The task. Skip the pictures and repeat each line of the data exactly.
══════════
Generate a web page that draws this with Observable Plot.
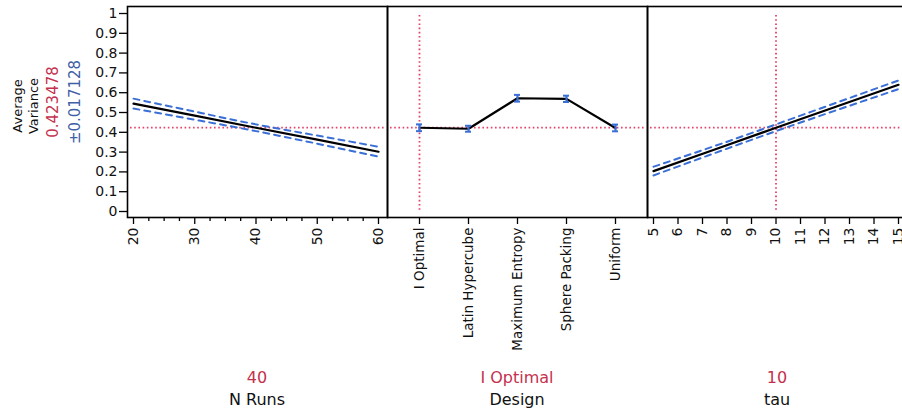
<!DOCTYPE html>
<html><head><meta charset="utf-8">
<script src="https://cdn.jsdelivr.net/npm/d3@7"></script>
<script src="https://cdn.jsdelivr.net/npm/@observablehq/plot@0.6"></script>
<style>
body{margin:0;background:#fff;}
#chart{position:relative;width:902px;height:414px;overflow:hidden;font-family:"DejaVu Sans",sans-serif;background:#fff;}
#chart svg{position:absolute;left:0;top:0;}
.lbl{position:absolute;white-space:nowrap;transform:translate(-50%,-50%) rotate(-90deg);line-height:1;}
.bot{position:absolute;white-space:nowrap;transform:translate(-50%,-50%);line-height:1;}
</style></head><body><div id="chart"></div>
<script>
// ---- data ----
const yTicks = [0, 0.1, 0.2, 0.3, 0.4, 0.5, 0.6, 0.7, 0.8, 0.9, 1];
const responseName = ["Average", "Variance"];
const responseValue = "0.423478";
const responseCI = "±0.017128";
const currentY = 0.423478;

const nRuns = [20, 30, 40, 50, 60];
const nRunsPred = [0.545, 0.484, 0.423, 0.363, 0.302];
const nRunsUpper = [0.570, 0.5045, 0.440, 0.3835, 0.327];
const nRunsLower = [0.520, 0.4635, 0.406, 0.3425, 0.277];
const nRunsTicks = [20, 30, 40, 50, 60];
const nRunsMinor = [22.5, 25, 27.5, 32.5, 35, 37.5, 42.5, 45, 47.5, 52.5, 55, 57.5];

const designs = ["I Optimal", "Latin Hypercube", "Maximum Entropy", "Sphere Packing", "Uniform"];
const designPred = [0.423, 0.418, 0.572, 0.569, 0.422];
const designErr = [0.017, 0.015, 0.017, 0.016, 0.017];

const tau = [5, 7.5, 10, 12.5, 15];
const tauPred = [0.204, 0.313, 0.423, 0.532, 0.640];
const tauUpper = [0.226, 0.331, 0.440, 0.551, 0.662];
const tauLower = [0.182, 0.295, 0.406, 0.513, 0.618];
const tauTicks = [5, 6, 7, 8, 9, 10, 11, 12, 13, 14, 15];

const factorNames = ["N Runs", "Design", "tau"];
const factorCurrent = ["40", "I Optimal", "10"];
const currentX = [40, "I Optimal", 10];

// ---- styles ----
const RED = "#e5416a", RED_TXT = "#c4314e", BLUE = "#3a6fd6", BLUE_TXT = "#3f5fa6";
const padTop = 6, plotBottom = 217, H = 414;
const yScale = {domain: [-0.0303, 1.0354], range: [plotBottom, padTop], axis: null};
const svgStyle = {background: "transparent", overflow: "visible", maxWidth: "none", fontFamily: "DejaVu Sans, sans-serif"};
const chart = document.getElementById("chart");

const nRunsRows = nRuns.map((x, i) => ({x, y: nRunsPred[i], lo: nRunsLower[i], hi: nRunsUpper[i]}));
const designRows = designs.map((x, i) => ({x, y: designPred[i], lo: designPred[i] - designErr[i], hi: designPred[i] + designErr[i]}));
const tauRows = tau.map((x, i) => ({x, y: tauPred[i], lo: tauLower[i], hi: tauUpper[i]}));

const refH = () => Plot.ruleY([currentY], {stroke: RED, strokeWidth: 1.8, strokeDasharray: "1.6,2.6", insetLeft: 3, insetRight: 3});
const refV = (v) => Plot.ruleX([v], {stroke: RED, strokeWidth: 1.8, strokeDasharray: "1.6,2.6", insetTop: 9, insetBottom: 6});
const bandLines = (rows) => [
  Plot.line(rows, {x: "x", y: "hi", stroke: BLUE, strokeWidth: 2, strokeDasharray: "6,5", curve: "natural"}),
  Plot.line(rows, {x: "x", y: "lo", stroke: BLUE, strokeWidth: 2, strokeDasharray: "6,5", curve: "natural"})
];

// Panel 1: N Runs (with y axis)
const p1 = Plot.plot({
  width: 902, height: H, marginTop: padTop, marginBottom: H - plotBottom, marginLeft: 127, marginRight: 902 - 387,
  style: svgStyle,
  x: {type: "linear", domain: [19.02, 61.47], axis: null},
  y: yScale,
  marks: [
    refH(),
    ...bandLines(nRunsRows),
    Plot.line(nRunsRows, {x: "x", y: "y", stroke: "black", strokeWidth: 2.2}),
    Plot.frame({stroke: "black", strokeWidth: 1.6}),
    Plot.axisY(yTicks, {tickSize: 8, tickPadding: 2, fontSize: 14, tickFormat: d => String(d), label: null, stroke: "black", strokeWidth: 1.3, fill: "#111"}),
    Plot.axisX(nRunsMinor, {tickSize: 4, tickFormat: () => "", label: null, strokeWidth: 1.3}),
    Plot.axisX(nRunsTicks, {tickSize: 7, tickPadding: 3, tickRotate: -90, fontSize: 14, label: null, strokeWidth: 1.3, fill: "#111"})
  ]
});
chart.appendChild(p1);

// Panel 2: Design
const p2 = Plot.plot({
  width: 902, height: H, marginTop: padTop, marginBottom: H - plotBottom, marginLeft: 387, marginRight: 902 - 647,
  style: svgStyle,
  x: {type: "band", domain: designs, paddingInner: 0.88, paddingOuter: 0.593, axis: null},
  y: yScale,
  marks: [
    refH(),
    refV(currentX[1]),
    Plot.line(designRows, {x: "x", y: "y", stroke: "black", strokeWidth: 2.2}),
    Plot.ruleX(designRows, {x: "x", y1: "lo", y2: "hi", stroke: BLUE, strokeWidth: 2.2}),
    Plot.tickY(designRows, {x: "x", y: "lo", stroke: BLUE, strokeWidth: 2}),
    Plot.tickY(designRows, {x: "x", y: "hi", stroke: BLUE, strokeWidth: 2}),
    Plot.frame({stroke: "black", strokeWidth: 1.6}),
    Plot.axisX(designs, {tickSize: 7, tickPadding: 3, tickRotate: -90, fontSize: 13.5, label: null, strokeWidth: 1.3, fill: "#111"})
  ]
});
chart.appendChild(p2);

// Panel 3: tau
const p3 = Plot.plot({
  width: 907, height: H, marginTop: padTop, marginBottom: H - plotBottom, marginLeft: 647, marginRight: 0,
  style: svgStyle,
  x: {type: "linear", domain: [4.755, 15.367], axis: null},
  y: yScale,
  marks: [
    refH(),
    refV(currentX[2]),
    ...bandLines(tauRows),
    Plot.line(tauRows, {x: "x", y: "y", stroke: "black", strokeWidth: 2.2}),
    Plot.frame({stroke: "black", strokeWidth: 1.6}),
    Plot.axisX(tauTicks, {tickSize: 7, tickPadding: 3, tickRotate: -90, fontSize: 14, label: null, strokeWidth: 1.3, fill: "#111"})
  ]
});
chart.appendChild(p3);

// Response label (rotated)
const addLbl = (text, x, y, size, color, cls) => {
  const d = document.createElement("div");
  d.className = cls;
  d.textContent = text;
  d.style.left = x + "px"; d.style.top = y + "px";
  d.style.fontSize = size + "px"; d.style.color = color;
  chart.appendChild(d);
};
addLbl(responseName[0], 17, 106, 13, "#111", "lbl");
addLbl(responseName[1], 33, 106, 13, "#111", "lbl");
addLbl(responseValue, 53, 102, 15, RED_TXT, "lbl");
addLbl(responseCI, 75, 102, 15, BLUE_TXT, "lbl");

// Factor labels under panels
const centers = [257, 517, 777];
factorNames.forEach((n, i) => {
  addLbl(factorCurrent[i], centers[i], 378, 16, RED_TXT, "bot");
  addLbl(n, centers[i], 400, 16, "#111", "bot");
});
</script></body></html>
══════════
Solution for this exercise.
Generate a web page that draws this with Observable Plot.
<!DOCTYPE html>
<html><head><meta charset="utf-8">
<script src="https://cdn.jsdelivr.net/npm/d3@7"></script>
<script src="https://cdn.jsdelivr.net/npm/@observablehq/plot@0.6"></script>
<style>
body{margin:0;background:#fff;}
#chart{position:relative;width:902px;height:414px;overflow:hidden;font-family:"DejaVu Sans",sans-serif;background:#fff;}
#chart svg{position:absolute;left:0;top:0;}
.lbl{position:absolute;white-space:nowrap;transform:translate(-50%,-50%) rotate(-90deg);line-height:1;}
.bot{position:absolute;white-space:nowrap;transform:translate(-50%,-50%);line-height:1;}
</style></head><body><div id="chart"></div>
<script>
// ---- data ----
const yTicks = [0, 0.1, 0.2, 0.3, 0.4, 0.5, 0.6, 0.7, 0.8, 0.9, 1];
const responseName = ["Average", "Variance"];
const responseValue = "0.423478";
const responseCI = "±0.017128";
const currentY = 0.423478;

const nRuns = [20, 30, 40, 50, 60];
const nRunsPred = [0.545, 0.484, 0.423, 0.363, 0.302];
const nRunsUpper = [0.570, 0.5045, 0.440, 0.3835, 0.327];
const nRunsLower = [0.520, 0.4635, 0.406, 0.3425, 0.277];
const nRunsTicks = [20, 30, 40, 50, 60];
const nRunsMinor = [22.5, 25, 27.5, 32.5, 35, 37.5, 42.5, 45, 47.5, 52.5, 55, 57.5];

const designs = ["I Optimal", "Latin Hypercube", "Maximum Entropy", "Sphere Packing", "Uniform"];
const designPred = [0.423, 0.418, 0.572, 0.569, 0.422];
const designErr = [0.017, 0.015, 0.017, 0.016, 0.017];

const tau = [5, 7.5, 10, 12.5, 15];
const tauPred = [0.204, 0.313, 0.423, 0.532, 0.640];
const tauUpper = [0.226, 0.331, 0.440, 0.551, 0.662];
const tauLower = [0.182, 0.295, 0.406, 0.513, 0.618];
const tauTicks = [5, 6, 7, 8, 9, 10, 11, 12, 13, 14, 15];

const factorNames = ["N Runs", "Design", "tau"];
const factorCurrent = ["40", "I Optimal", "10"];
const currentX = [40, "I Optimal", 10];

// ---- styles ----
const RED = "#e5416a", RED_TXT = "#c4314e", BLUE = "#3a6fd6", BLUE_TXT = "#3f5fa6";
const padTop = 6, plotBottom = 217, H = 414;
const yScale = {domain: [-0.0303, 1.0354], range: [plotBottom, padTop], axis: null};
const svgStyle = {background: "transparent", overflow: "visible", maxWidth: "none", fontFamily: "DejaVu Sans, sans-serif"};
const chart = document.getElementById("chart");

const nRunsRows = nRuns.map((x, i) => ({x, y: nRunsPred[i], lo: nRunsLower[i], hi: nRunsUpper[i]}));
const designRows = designs.map((x, i) => ({x, y: designPred[i], lo: designPred[i] - designErr[i], hi: designPred[i] + designErr[i]}));
const tauRows = tau.map((x, i) => ({x, y: tauPred[i], lo: tauLower[i], hi: tauUpper[i]}));

const refH = () => Plot.ruleY([currentY], {stroke: RED, strokeWidth: 1.8, strokeDasharray: "1.6,2.6", insetLeft: 3, insetRight: 3});
const refV = (v) => Plot.ruleX([v], {stroke: RED, strokeWidth: 1.8, strokeDasharray: "1.6,2.6", insetTop: 9, insetBottom: 6});
const bandLines = (rows) => [
  Plot.line(rows, {x: "x", y: "hi", stroke: BLUE, strokeWidth: 2, strokeDasharray: "6,5", curve: "natural"}),
  Plot.line(rows, {x: "x", y: "lo", stroke: BLUE, strokeWidth: 2, strokeDasharray: "6,5", curve: "natural"})
];

// Panel 1: N Runs (with y axis)
const p1 = Plot.plot({
  width: 902, height: H, marginTop: padTop, marginBottom: H - plotBottom, marginLeft: 127, marginRight: 902 - 387,
  style: svgStyle,
  x: {type: "linear", domain: [19.02, 61.47], axis: null},
  y: yScale,
  marks: [
    refH(),
    ...bandLines(nRunsRows),
    Plot.line(nRunsRows, {x: "x", y: "y", stroke: "black", strokeWidth: 2.2}),
    Plot.frame({stroke: "black", strokeWidth: 1.6}),
    Plot.axisY(yTicks, {tickSize: 8, tickPadding: 2, fontSize: 14, tickFormat: d => String(d), label: null, stroke: "black", strokeWidth: 1.3, fill: "#111"}),
    Plot.axisX(nRunsMinor, {tickSize: 4, tickFormat: () => "", label: null, strokeWidth: 1.3}),
    Plot.axisX(nRunsTicks, {tickSize: 7, tickPadding: 3, tickRotate: -90, fontSize: 14, label: null, strokeWidth: 1.3, fill: "#111"})
  ]
});
chart.appendChild(p1);

// Panel 2: Design
const p2 = Plot.plot({
  width: 902, height: H, marginTop: padTop, marginBottom: H - plotBottom, marginLeft: 387, marginRight: 902 - 647,
  style: svgStyle,
  x: {type: "band", domain: designs, paddingInner: 0.88, paddingOuter: 0.593, axis: null},
  y: yScale,
  marks: [
    refH(),
    refV(currentX[1]),
    Plot.line(designRows, {x: "x", y: "y", stroke: "black", strokeWidth: 2.2}),
    Plot.ruleX(designRows, {x: "x", y1: "lo", y2: "hi", stroke: BLUE, strokeWidth: 2.2}),
    Plot.tickY(designRows, {x: "x", y: "lo", stroke: BLUE, strokeWidth: 2}),
    Plot.tickY(designRows, {x: "x", y: "hi", stroke: BLUE, strokeWidth: 2}),
    Plot.frame({stroke: "black", strokeWidth: 1.6}),
    Plot.axisX(designs, {tickSize: 7, tickPadding: 3, tickRotate: -90, fontSize: 13.5, label: null, strokeWidth: 1.3, fill: "#111"})
  ]
});
chart.appendChild(p2);

// Panel 3: tau
const p3 = Plot.plot({
  width: 907, height: H, marginTop: padTop, marginBottom: H - plotBottom, marginLeft: 647, marginRight: 0,
  style: svgStyle,
  x: {type: "linear", domain: [4.755, 15.367], axis: null},
  y: yScale,
  marks: [
    refH(),
    refV(currentX[2]),
    ...bandLines(tauRows),
    Plot.line(tauRows, {x: "x", y: "y", stroke: "black", strokeWidth: 2.2}),
    Plot.frame({stroke: "black", strokeWidth: 1.6}),
    Plot.axisX(tauTicks, {tickSize: 7, tickPadding: 3, tickRotate: -90, fontSize: 14, label: null, strokeWidth: 1.3, fill: "#111"})
  ]
});
chart.appendChild(p3);

// Response label (rotated)
const addLbl = (text, x, y, size, color, cls) => {
  const d = document.createElement("div");
  d.className = cls;
  d.textContent = text;
  d.style.left = x + "px"; d.style.top = y + "px";
  d.style.fontSize = size + "px"; d.style.color = color;
  chart.appendChild(d);
};
addLbl(responseName[0], 17, 106, 13, "#111", "lbl");
addLbl(responseName[1], 33, 106, 13, "#111", "lbl");
addLbl(responseValue, 53, 102, 15, RED_TXT, "lbl");
addLbl(responseCI, 75, 102, 15, BLUE_TXT, "lbl");

// Factor labels under panels
const centers = [257, 517, 777];
factorNames.forEach((n, i) => {
  addLbl(factorCurrent[i], centers[i], 378, 16, RED_TXT, "bot");
  addLbl(n, centers[i], 400, 16, "#111", "bot");
});
</script></body></html>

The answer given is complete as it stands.